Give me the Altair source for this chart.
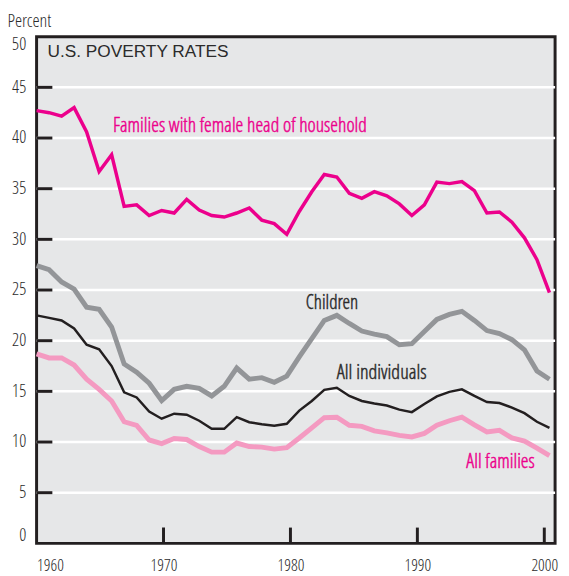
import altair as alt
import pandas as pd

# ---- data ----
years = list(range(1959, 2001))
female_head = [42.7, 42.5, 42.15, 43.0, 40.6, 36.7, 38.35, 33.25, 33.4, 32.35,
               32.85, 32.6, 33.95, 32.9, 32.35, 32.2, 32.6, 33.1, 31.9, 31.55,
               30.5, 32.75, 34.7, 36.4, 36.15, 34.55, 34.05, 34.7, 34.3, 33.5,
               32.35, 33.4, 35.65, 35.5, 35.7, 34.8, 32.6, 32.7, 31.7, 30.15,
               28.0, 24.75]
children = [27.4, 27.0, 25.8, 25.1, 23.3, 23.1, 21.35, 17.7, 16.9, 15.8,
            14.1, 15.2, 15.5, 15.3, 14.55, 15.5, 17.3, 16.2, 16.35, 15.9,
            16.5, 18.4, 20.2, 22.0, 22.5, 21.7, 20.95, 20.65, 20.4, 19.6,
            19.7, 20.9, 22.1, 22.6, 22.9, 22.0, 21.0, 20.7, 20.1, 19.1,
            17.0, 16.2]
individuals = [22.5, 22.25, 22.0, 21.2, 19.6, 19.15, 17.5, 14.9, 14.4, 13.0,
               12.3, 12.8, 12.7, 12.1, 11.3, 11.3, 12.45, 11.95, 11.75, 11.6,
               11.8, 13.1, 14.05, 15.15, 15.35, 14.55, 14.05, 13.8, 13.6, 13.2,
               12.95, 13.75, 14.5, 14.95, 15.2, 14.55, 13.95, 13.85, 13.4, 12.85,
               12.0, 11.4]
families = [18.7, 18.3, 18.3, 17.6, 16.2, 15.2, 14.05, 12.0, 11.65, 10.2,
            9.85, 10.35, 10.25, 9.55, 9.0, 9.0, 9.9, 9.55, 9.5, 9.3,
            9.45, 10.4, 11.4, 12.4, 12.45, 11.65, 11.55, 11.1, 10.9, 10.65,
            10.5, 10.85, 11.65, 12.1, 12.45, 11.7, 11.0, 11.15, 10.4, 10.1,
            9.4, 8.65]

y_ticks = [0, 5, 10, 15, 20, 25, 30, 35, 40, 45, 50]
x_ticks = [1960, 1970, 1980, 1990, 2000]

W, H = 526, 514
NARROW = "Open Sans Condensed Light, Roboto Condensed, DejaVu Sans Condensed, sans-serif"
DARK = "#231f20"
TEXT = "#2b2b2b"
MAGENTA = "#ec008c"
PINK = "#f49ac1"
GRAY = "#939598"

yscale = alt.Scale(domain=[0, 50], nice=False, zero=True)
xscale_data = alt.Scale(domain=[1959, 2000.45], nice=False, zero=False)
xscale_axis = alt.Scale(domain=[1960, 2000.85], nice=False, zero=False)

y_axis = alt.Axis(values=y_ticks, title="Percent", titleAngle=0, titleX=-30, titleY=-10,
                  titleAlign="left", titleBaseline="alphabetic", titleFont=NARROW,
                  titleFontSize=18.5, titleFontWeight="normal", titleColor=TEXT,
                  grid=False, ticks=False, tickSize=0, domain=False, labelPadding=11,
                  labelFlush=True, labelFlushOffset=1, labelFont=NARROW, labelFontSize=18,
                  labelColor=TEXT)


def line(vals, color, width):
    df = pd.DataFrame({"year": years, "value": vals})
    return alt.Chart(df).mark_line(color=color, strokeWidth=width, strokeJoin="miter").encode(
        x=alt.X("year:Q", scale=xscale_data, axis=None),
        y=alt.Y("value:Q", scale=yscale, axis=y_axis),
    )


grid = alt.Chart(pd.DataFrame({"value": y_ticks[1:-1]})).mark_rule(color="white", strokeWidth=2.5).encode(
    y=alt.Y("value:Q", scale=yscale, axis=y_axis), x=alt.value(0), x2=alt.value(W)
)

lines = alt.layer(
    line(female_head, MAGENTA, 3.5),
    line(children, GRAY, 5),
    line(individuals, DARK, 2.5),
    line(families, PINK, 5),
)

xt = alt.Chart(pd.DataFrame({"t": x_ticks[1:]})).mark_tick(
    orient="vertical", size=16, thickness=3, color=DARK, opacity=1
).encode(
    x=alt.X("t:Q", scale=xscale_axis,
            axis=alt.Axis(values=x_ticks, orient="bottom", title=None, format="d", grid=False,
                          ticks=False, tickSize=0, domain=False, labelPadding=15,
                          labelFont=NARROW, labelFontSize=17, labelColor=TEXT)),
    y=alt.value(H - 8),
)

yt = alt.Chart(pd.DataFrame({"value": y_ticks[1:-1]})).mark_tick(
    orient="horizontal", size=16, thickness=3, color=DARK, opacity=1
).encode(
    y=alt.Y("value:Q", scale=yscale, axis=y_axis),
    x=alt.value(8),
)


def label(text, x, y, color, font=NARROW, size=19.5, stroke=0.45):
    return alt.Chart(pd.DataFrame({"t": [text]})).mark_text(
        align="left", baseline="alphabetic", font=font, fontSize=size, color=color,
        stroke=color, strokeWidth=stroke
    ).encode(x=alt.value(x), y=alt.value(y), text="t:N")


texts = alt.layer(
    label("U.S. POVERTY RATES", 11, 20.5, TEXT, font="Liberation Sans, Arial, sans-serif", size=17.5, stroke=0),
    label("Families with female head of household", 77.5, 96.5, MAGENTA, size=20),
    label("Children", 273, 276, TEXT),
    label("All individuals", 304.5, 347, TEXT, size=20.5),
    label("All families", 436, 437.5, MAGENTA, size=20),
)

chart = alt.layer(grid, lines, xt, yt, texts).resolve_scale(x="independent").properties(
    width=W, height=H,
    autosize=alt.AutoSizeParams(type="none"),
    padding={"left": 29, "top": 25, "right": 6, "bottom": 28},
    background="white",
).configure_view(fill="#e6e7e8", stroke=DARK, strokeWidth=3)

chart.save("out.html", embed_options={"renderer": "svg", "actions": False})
------------------------------
== What the task requires ==
Leave out any pictures and return exactly the lines from the beginning of the data through the line with "import pandas as pd", inclusive.

== Task answer ==
Give me the Altair source for this chart.
import altair as alt
import pandas as pd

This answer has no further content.